Pourquoi le projet inquiète les anti-vaccins ?
En France, la méfiance ne cesse de grandir sur la supposée dangerosité des vaccins. Selon une étude annuelle publiée en octobre 2016 pour l’organisation des industriels du secteur, seulement 69 % des sondés faisaient confiance aux vaccins. Certains contiennent en effet des adjuvants comme l’aluminium, qui peuvent être cancérogènes.
« La défiance des citoyens envers les vaccins est considérable à la suite de la multiplication des scandales sanitaires à répétition », a indiqué à l’AFP Michèle Rivasi, député européenne EELV. Rappelons le cas emblématique de la campagne de vaccination contre l’hépatite B en 1994. Elle avait fait naître des soupçons de lien avec des maladies neurologiques, telle que la sclérose en plaques. Dix-sept ans plus tard, l’enquête avait débouché sur un non-lieu.

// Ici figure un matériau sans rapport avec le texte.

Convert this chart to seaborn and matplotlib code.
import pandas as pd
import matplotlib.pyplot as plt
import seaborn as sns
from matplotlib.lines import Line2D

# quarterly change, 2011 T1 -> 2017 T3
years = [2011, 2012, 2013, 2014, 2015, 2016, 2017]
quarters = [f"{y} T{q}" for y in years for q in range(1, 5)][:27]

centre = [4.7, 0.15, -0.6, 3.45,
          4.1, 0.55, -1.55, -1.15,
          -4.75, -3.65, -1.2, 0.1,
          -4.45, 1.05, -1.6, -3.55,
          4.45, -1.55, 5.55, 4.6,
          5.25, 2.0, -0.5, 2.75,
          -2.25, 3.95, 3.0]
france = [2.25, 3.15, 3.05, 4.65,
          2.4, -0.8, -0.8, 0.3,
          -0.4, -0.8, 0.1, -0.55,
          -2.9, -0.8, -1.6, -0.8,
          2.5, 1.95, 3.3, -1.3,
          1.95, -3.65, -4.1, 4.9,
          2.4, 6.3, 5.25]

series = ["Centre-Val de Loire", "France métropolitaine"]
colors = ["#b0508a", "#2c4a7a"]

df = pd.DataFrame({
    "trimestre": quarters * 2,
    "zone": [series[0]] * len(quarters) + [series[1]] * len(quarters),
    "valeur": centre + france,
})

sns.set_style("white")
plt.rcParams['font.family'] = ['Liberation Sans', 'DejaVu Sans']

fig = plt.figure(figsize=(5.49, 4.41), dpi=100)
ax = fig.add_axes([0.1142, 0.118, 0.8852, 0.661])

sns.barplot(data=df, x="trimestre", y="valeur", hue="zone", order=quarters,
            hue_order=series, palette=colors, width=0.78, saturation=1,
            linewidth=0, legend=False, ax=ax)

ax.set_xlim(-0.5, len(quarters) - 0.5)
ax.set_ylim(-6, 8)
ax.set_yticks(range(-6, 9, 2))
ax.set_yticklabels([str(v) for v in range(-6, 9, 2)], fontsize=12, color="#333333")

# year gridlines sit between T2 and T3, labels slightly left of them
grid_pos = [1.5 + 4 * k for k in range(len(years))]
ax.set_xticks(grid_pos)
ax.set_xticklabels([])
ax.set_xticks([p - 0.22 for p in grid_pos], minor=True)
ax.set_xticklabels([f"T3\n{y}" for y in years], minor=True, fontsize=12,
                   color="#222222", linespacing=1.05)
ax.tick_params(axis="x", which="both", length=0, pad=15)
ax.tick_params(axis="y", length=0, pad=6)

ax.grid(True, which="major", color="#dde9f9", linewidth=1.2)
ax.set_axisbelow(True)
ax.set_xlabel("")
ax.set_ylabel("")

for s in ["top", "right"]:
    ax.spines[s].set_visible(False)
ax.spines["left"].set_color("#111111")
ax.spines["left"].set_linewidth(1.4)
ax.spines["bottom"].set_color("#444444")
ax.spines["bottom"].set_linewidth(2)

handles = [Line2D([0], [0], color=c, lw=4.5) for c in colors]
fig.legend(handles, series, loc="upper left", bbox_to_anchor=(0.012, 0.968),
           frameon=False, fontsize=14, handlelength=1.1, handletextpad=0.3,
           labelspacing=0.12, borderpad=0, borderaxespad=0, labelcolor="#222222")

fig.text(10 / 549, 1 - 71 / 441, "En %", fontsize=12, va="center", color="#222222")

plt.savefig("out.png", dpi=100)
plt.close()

L’association des victimes du vaccin hépatite B (Revahb) a ainsi réagi à la proposition de la ministre : « Imposer 11 vaccinations serait une faute grave ». Le président de l’Institut pour la protection de la santé naturelle (IPSN), Augustin de Livois, considère cette extension des obligations vaccinales comme « un recul sans précédent des libertés ».

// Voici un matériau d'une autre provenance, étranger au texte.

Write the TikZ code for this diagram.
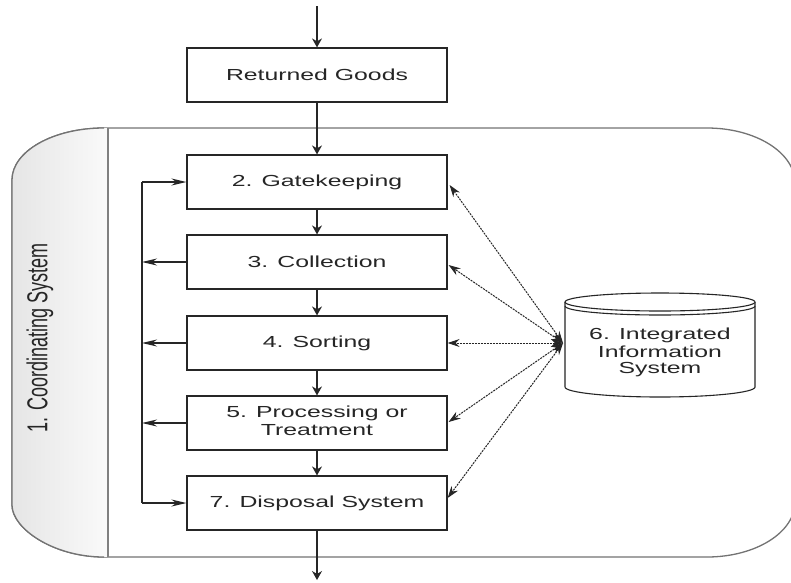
\documentclass[tikz,border=0pt]{standalone}
\usepackage{fontspec}
\setmainfont{Liberation Sans}
\usetikzlibrary{arrows.meta,calc}
\newcommand\wtxt[1]{\scalebox{1.55}[1]{#1}}
\newcommand\wtwo[2]{\scalebox{1.55}[1]{\begin{tabular}{@{}c@{}}#1\\#2\end{tabular}}}
\begin{document}
\begin{tikzpicture}[x=1pt,y=-1pt,
  box/.style={draw=black!85, line width=1.2pt, minimum width=260pt, minimum height=54pt,
    inner sep=0pt, text=black!85, font=\fontsize{16}{18}\selectfont},
  varr/.style={-{Stealth[length=9pt,width=10pt]}, line width=1.2pt, draw=black!85},
  harr/.style={-{Stealth[length=15pt,width=7pt]}, line width=1.2pt, draw=black!85},
  darr/.style={{Stealth[length=12pt,width=8pt]}-{Stealth[length=12pt,width=8pt]},
    dash pattern=on 2pt off 1pt, line width=1pt, draw=black!85},
  cont/.style={draw=black!55, line width=1.3pt}]
\path[use as bounding box, clip] (0,0) rectangle (791,582);
% container
\path[cont, fill=white] (104,128) -- (707,128)
  .. controls (755.6,128) and (795,152.6) .. (795,183)
  -- (795,502)
  .. controls (795,532.4) and (755.6,557) .. (707,557)
  -- (104,557)
  .. controls (53.2,557) and (12,528.3) .. (12,505)
  -- (12,180)
  .. controls (12,151.3) and (53.2,128) .. (104,128) -- cycle;
\fill[left color=black!10, right color=black!2] (108,128) -- (104,128)
  .. controls (53.2,128) and (12,151.3) .. (12,180) -- (12,505)
  .. controls (12,528.3) and (53.2,557) .. (104,557) -- (108,557) -- cycle;
\draw[cont] (104,128) .. controls (53.2,128) and (12,151.3) .. (12,180) -- (12,505)
  .. controls (12,528.3) and (53.2,557) .. (104,557);
\draw[draw=black!50, line width=1.6pt] (108,128) -- (108,557);
\node[rotate=90, text=black!85, font=\fontsize{18}{20}\selectfont] (coord) at (40,338)
  {\scalebox{1}[1.6]{1. Coordinating System}};
% boxes
\node[box] (ret)  at (317,75)  {\wtxt{Returned Goods}};
\node[box] (gate) at (317,182) {\wtxt{2. Gatekeeping}};
\node[box] (coll) at (317,262) {\wtxt{3. Collection}};
\node[box] (sort) at (317,343) {\wtxt{4. Sorting}};
\node[box] (proc) at (317,423) {\wtwo{5. Processing or}{Treatment}};
\node[box] (disp) at (317,503) {\wtxt{7. Disposal System}};
\coordinate (top) at (317,6);
\coordinate (bot) at (317,580);
% vertical flow
\draw[varr] (top) -- (ret);
\draw[varr] (ret) -- (gate);
\draw[varr] (gate) -- (coll);
\draw[varr] (coll) -- (sort);
\draw[varr] (sort) -- (proc);
\draw[varr] (proc) -- (disp);
\draw[varr] (disp) -- (bot);
% bus
\coordinate (busT) at (142,182);
\coordinate (busB) at (142,503);
\draw[line width=1.2pt, draw=black!85] (busT) -- (busB);
\draw[harr] (busT) -- (gate.west);
\draw[harr] (coll.west) -- (coll.west -| busT);
\draw[harr] (sort.west) -- (sort.west -| busT);
\draw[harr] (proc.west) -- (proc.west -| busT);
\draw[harr] (busB) -- (disp.west);
% cylinder
\draw[fill=white, draw=black!85, line width=1.1pt] (565,302) -- (565,387)
  .. controls (565,392.5) and (607.5,397) .. (660,397)
  .. controls (712.5,397) and (755,392.5) .. (755,387) -- (755,302);
\draw[fill=white, draw=black!85, line width=1.1pt] (660,302) ellipse [x radius=95, y radius=9];
\draw[draw=black!85, line width=1.1pt] (565,306)
  .. controls (565,311) and (607.5,315) .. (660,315)
  .. controls (712.5,315) and (755,311) .. (755,306);
\node[text=black!85, font=\fontsize{16}{18}\selectfont, align=center] (ias) at (660,352)
  {\wtwo{6. Integrated}{Information}\\[-2pt]\wtxt{System}};
\coordinate (iasL) at (563,343);
% dashed links
\draw[darr] (iasL) -- ($(gate.east)+(2,3)$);
\draw[darr] (iasL) -- ($(coll.east)+(1,3)$);
\draw[darr] (iasL) -- (sort.east);
\draw[darr] (iasL) -- ($(proc.east)+(1,-1)$);
\draw[darr] (iasL) -- ($(disp.east)+(0,-5)$);
\end{tikzpicture}
\end{document}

« Ce serait une hérésie », a répondu à la ministre dans Le Parisien Jacques Bessin, président de l’Union nationale des associations citoyennes de santé (UNACS). Selon lui, « les vaccins ont des effets secondaires neurologiques, musculaires mal mesurés et parfois irréversibles ». « On ne laissera pas faire », a-t-il scandé.
Quels sont les arguments des pro-vaccins ?
Les pro-vaccins estiment que la méfiance vient avant tout de la désinformation : « Elle a été alimentée par des contre-vérités sans fondement scientifique rigoureux, mais aussi par les incohérences des pouvoirs publics », souligne-t-on à la Confédération des syndicats médicaux français (CSMF).
Dans le sens de la ministre, les pro-vaccins font valoir que la vaccination n’est pas qu’un acte individuel mais également une protection collective, dans le cadre de la transmission des virus. « Dès que l’on parle d’obligation vaccinale cela déclenche des polémiques. Malheureusement il n’y a pas d’autres solutions pour lutter contre la recrudescence des maladies infantiles. C’est un mal transitoire pour un bien sûr le long terme », a indiqué dans Le Parisien le professeur Alain Fischer, président de la concertation citoyenne sur les vaccinations.
Pourquoi certains accusent la ministre de favoriser l’intérêt économique ?
L’achat obligatoire de huit vaccins de plus serait une mine d’or pour les laboratoires pharmaceutiques. La position de la ministre de la Santé face à ces lobbies a d’ailleurs souvent été critiquée. Si Agnès Buzyn n’a aucun lien avec ces laboratoires, plusieurs acteurs de la santé, comme Irène Frachon (Mediator), parlent de « petits arrangements ». La ministre a cependant réfuté ces accusations et déclare « qu’on ne peut pas réduire la question de la vaccination à l’intérêt des laboratoires ».